> [Written problem]:
Examine each line of the data. Copy those that contain the string "chart".
— Begin —
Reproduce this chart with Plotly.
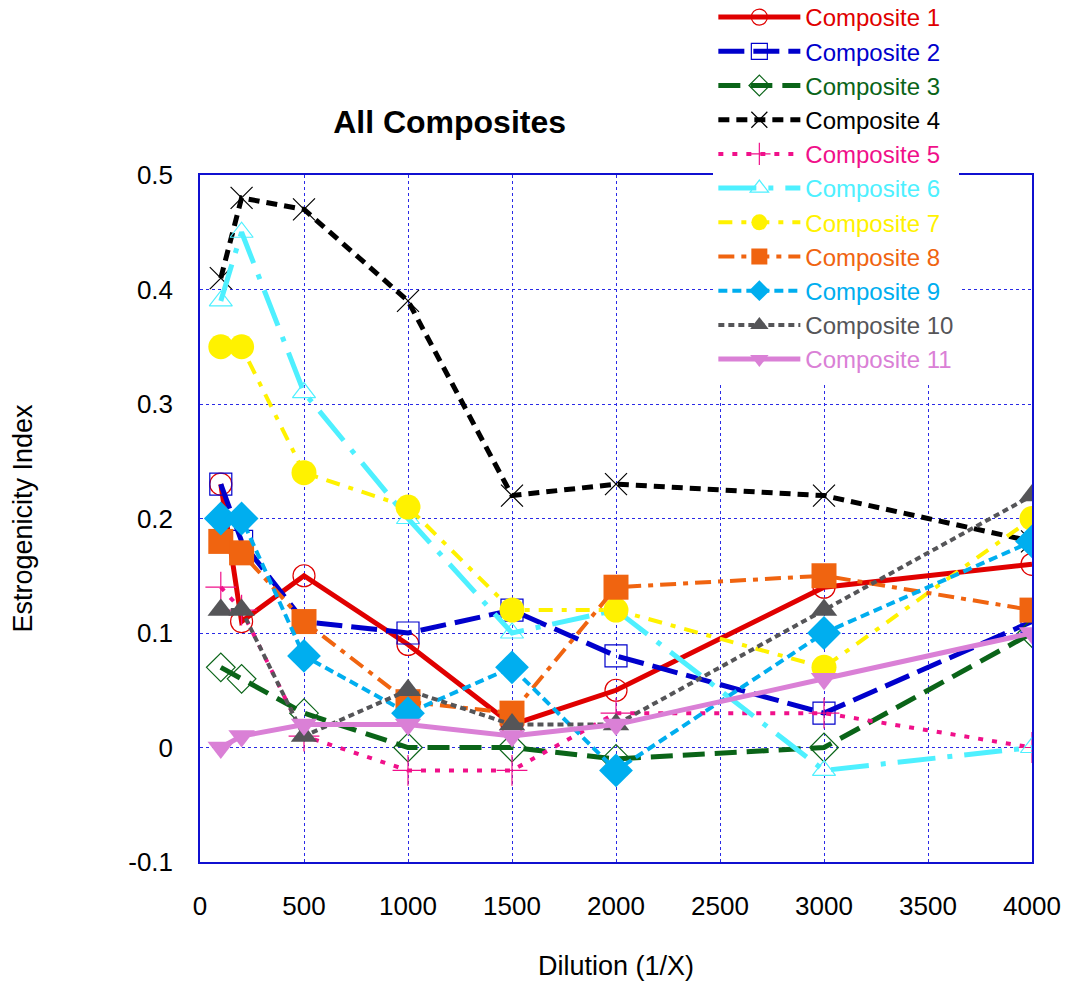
import plotly.graph_objects as go

dilution = [100, 200, 500, 1000, 1500, 2000, 3000, 4000]

names = ["Composite 1", "Composite 2", "Composite 3", "Composite 4", "Composite 5",
         "Composite 6", "Composite 7", "Composite 8", "Composite 9", "Composite 10",
         "Composite 11"]

c1 = [0.23, 0.11, 0.15, 0.09, 0.02, 0.05, 0.14, 0.16]
c2 = [0.23, 0.18, 0.11, 0.10, 0.12, 0.08, 0.03, 0.11]
c3 = [0.07, 0.06, 0.03, 0.00, 0.00, -0.01, 0.00, 0.10]
c4 = [0.41, 0.48, 0.47, 0.39, 0.22, 0.23, 0.22, 0.18]
c5 = [0.14, 0.12, 0.01, -0.02, -0.02, 0.03, 0.03, 0.00]
c6 = [0.39, 0.45, 0.31, 0.20, 0.10, 0.12, -0.02, 0.00]
c7 = [0.35, 0.35, 0.24, 0.21, 0.12, 0.12, 0.07, 0.20]
c8 = [0.18, 0.17, 0.11, 0.04, 0.03, 0.14, 0.15, 0.12]
c9 = [0.20, 0.20, 0.08, 0.03, 0.07, -0.02, 0.10, 0.18]
c10 = [0.12, 0.12, 0.01, 0.05, 0.02, 0.02, 0.12, 0.22]
c11 = [0.00, 0.01, 0.02, 0.02, 0.01, 0.02, 0.06, 0.10]

series = [c1, c2, c3, c4, c5, c6, c7, c8, c9, c10, c11]

x_ticks = [0, 500, 1000, 1500, 2000, 2500, 3000, 3500, 4000]
x_ticktext = ["0", "500", "1000", "1500", "2000", "2500", "3000", "3500", "4000"]
y_ticks = [-0.1, 0, 0.1, 0.2, 0.3, 0.4, 0.5]
y_ticktext = ["-0.1", "0", "0.1", "0.2", "0.3", "0.4", "0.5"]

styles = [
    dict(color="#e00000", dash="solid", width=5, symbol="circle-open", size=22),
    dict(color="#0000cc", dash="26px,9px", width=5, symbol="square-open", size=22),
    dict(color="#0a6418", dash="22px,10px", width=5, symbol="diamond-open", size=22),
    dict(color="#000000", dash="11px,7px", width=5, symbol="x-thin-open", size=22),
    dict(color="#f0108a", dash="5px,9px", width=4, symbol="cross-thin-open", size=22),
    dict(color="#4ef0ff", dash="38px,12px,5px,12px", width=5, symbol="triangle-up-open", size=20),
    dict(color="#fff200", dash="14px,9px,5px,9px", width=4, symbol="circle", size=25),
    dict(color="#f06410", dash="16px,7px,5px,7px", width=4, symbol="square", size=25),
    dict(color="#00aeef", dash="9px,5px", width=4, symbol="diamond", size=26),
    dict(color="#555558", dash="6px,4px", width=4, symbol="triangle-up", size=23),
    dict(color="#da80d6", dash="solid", width=5, symbol="triangle-down", size=23),
]

fig = go.Figure()
for name, ys, st in zip(names, series, styles):
    open_sym = st["symbol"].endswith("open")
    fig.add_trace(go.Scatter(
        x=dilution, y=ys, mode="lines+markers",
        name="<span style='color:%s'>%s</span>" % (st["color"], name),
        line=dict(color=st["color"], width=st["width"], dash=st["dash"]),
        marker=dict(symbol=st["symbol"], size=st["size"], color=st["color"],
                    line=dict(width=1.2 if open_sym else 0, color=st["color"])),
    ))

FONT = "Liberation Sans, Arial, sans-serif"
grid = "#2a2ae6"

fig.update_layout(
    width=1065, height=981,
    margin=dict(l=200, r=33, t=175, b=119, autoexpand=False),
    paper_bgcolor="white", plot_bgcolor="white",
    font=dict(family=FONT, size=26, color="black"),
    title=dict(text="<b>All Composites</b>", font=dict(family=FONT, size=32, color="black"),
               x=0.30, xref="paper", xanchor="center", y=1 - 122 / 981, yref="container",
               yanchor="middle"),
    showlegend=True,
    legend=dict(x=0.617, y=1.262, xanchor="left", yanchor="top", bgcolor="white",
                borderwidth=0, font=dict(family=FONT, size=24), itemwidth=82,
                tracegroupgap=0),
    xaxis=dict(range=[0, 4000], tickvals=x_ticks, ticktext=x_ticktext,
               showgrid=True, gridcolor=grid, gridwidth=1, griddash="3px,3px",
               showline=True, linecolor="#1010d0", linewidth=1.5, mirror=True,
               zeroline=False, ticks="", ticklabelstandoff=20,
               title=dict(text="Dilution (1/X)", font=dict(size=27), standoff=38),
               tickfont=dict(size=26)),
    yaxis=dict(range=[-0.1, 0.5], tickvals=y_ticks, ticktext=y_ticktext,
               showgrid=True, gridcolor=grid, gridwidth=1, griddash="3px,3px",
               showline=True, linecolor="#1010d0", linewidth=1.5, mirror=True,
               zeroline=False, ticks="", ticklabelstandoff=20,
               title=dict(text="Estrogenicity Index", font=dict(size=27), standoff=88),
               tickfont=dict(size=26)),
)

fig.write_html("out.html", config={"displayModeBar": False},
               post_script="document.body.style.margin='0';document.body.style.overflow='hidden';")
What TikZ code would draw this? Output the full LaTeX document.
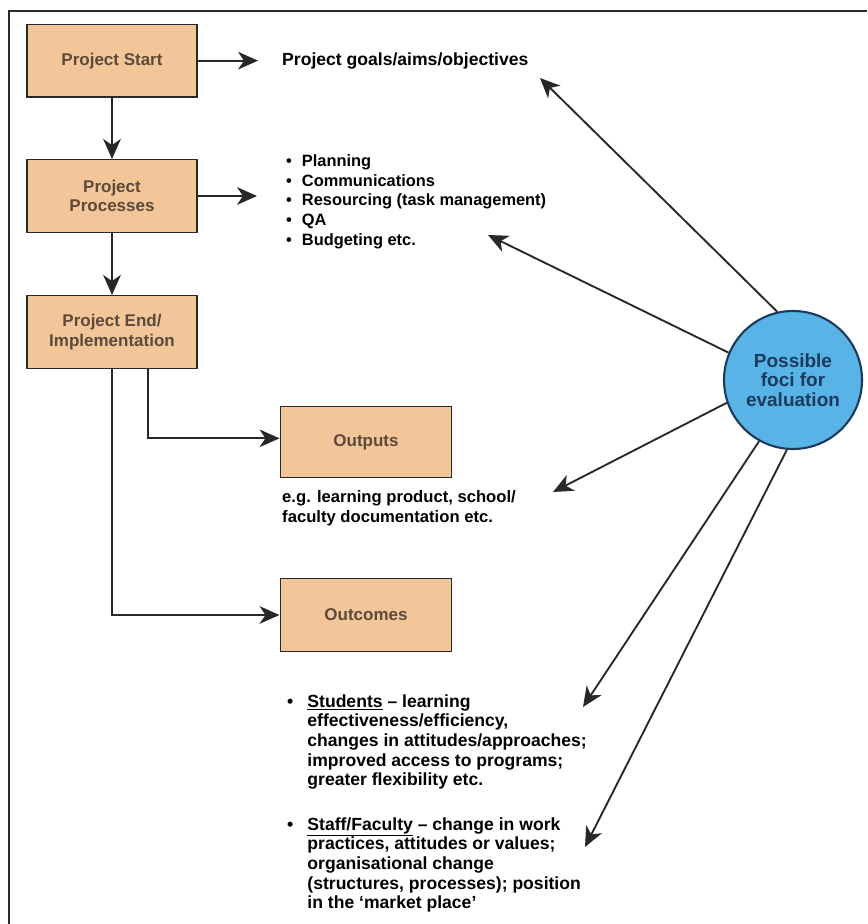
\documentclass[tikz,border=0pt]{standalone}
\usepackage{fontspec}
\setmainfont{Liberation Sans}
\usetikzlibrary{
	arrows.meta
}
\definecolor{boxfill}{RGB}{242,198,152}
\definecolor{boxtext}{RGB}{92,74,58}
\definecolor{focifill}{RGB}{88,180,230}
\definecolor{fociline}{RGB}{28,58,92}
\definecolor{linegray}{RGB}{40,40,40}

\begin{document}
\begin{tikzpicture}[
    stage/.style={draw=linegray,line width=1.1pt,fill=boxfill,minimum width=+5.1cm,minimum height=+2.18cm,align=center,text=boxtext,font=\bfseries\fontsize{14.5}{16.5}\selectfont},
    note/.style={anchor=west,align=left,inner sep=0pt,font=\bfseries\fontsize{14}{16.7}\selectfont},
    conn/.style={->,>={Stealth[length=17pt,width=15pt,inset=5pt]},line width=1.6pt,draw=linegray}
  ]
    \useasboundingbox (0,0) rectangle (26.01,27.72);
    % Definitions
    \coordinate (PS) at (3.36,25.9);
    \coordinate (PP) at (3.36,21.84);
    \coordinate (PE) at (3.36,17.76);
    \coordinate (OP) at (10.98,14.45);
    \coordinate (OC) at (10.98,9.27);
    \coordinate (PF) at (23.79,16.32);
    \coordinate (GL) at (8.46,25.9);
    \coordinate (PL) at (8.58,21.66);
    \coordinate (OD) at (8.46,12.48);
    \coordinate (SD) at (8.61,5.445);
    \coordinate (FD) at (8.61,1.755);
    % Arrow tips
    \coordinate (GT) at (16.2,25.38);
    \coordinate (PT) at (14.64,20.67);
    \coordinate (OT) at (16.59,12.96);
    \coordinate (ST) at (17.49,6.51);
    \coordinate (FT) at (17.55,2.31);
    % Frame
    \draw[line width=1.5pt,draw=linegray] (0.27,0) |- (26.01,27.39);
    % Nodes
    \node(PrSt) at (PS) [stage] {Project Start};
    \node(PrPr) at (PP) [stage] {Project\\Processes};
    \node(PrEn) at (PE) [stage] {Project End/\\Implementation};
    \node(Outp) at (OP) [stage,minimum width=+5.15cm,minimum height=+2.13cm] {Outputs};
    \node(Outc) at (OC) [stage,minimum width=+5.15cm] {Outcomes};
    \node(PoFo) at (PF) [circle,draw=fociline,line width=1.8pt,fill=focifill,minimum size=+4.14cm,inner sep=0pt,align=center,text=fociline,font=\bfseries\fontsize{16.2}{16.8}\selectfont] {Possible\\foci for\\evaluation};
    \node(Goal) at (GL) [note,font=\bfseries\fontsize{15}{16.7}\selectfont] {Project goals/aims/objectives};
    \node(Proc) at (PL) [note] {\begin{tabular}{@{}l@{\hspace{8.5pt}}l@{}}
      \textbullet & Planning\\
      \textbullet & Communications\\
      \textbullet & Resourcing (task management)\\
      \textbullet & QA\\
      \textbullet & Budgeting etc.
    \end{tabular}};
    \node(OuDe) at (OD) [note,font=\bfseries\fontsize{14.2}{17}\selectfont] {e.g. learning product, school/\\faculty documentation etc.};
    \node(StDe) at (SD) [note,font=\bfseries\fontsize{15}{16.8}\selectfont] {\begin{tabular}{@{}l@{\hspace{12pt}}l@{}}
      \textbullet & \underline{Students} -- learning\\
      & effectiveness/efficiency,\\
      & changes in attitudes/approaches;\\
      & improved access to programs;\\
      & greater flexibility etc.
    \end{tabular}};
    \node(FaDe) at (FD) [note,font=\bfseries\fontsize{15}{16.8}\selectfont] {\begin{tabular}{@{}l@{\hspace{12pt}}l@{}}
      \textbullet & \underline{Staff/Faculty} -- change in work\\
      & practices, attitudes or values;\\
      & organisational change\\
      & (structures, processes); position\\
      & in the `market place'
    \end{tabular}};
    % Arrows
    \draw[conn] (PrSt) -- (PrPr);
    \draw[conn] (PrPr) -- (PrEn);
    \draw[conn,shorten >=0.72cm] (PrSt) -- (Goal);
    \draw[conn,shorten >=0.87cm] (PrPr.east) -- (PrPr.east -| Proc.west);
    \draw[conn] ([xshift=1.08cm]PrEn.south) |- ([yshift=0.12cm]Outp.west);
    \draw[conn] (PrEn) |- (Outc);
    \draw[conn] (PoFo.103)   -- (GT);
    \draw[conn] (PoFo.157.6) -- (PT);
    \draw[conn] (PoFo.199)   -- (OT);
    \draw[conn] (PoFo.241)   -- (ST);
    \draw[conn] (PoFo.265)   -- (FT);
\end{tikzpicture}
\end{document}
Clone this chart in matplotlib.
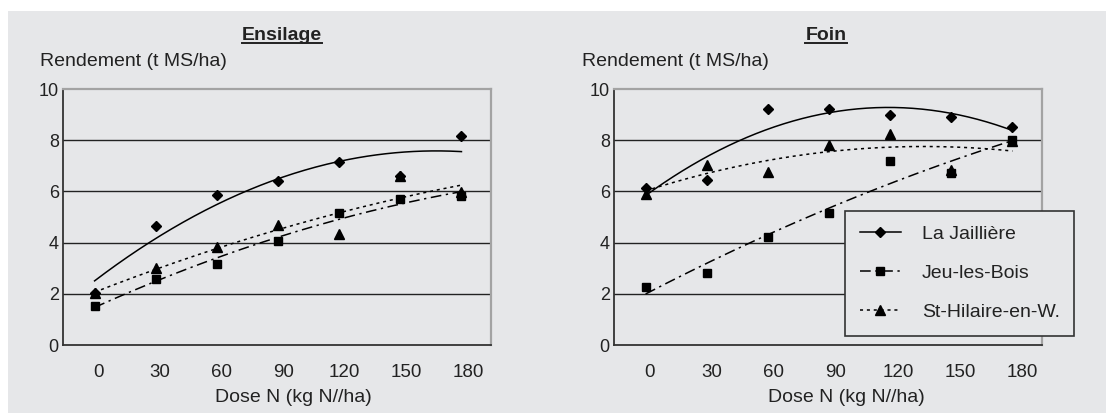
— End —
> [Result of this exercise]:
Reproduce this chart with Plotly.
Clone this chart in matplotlib.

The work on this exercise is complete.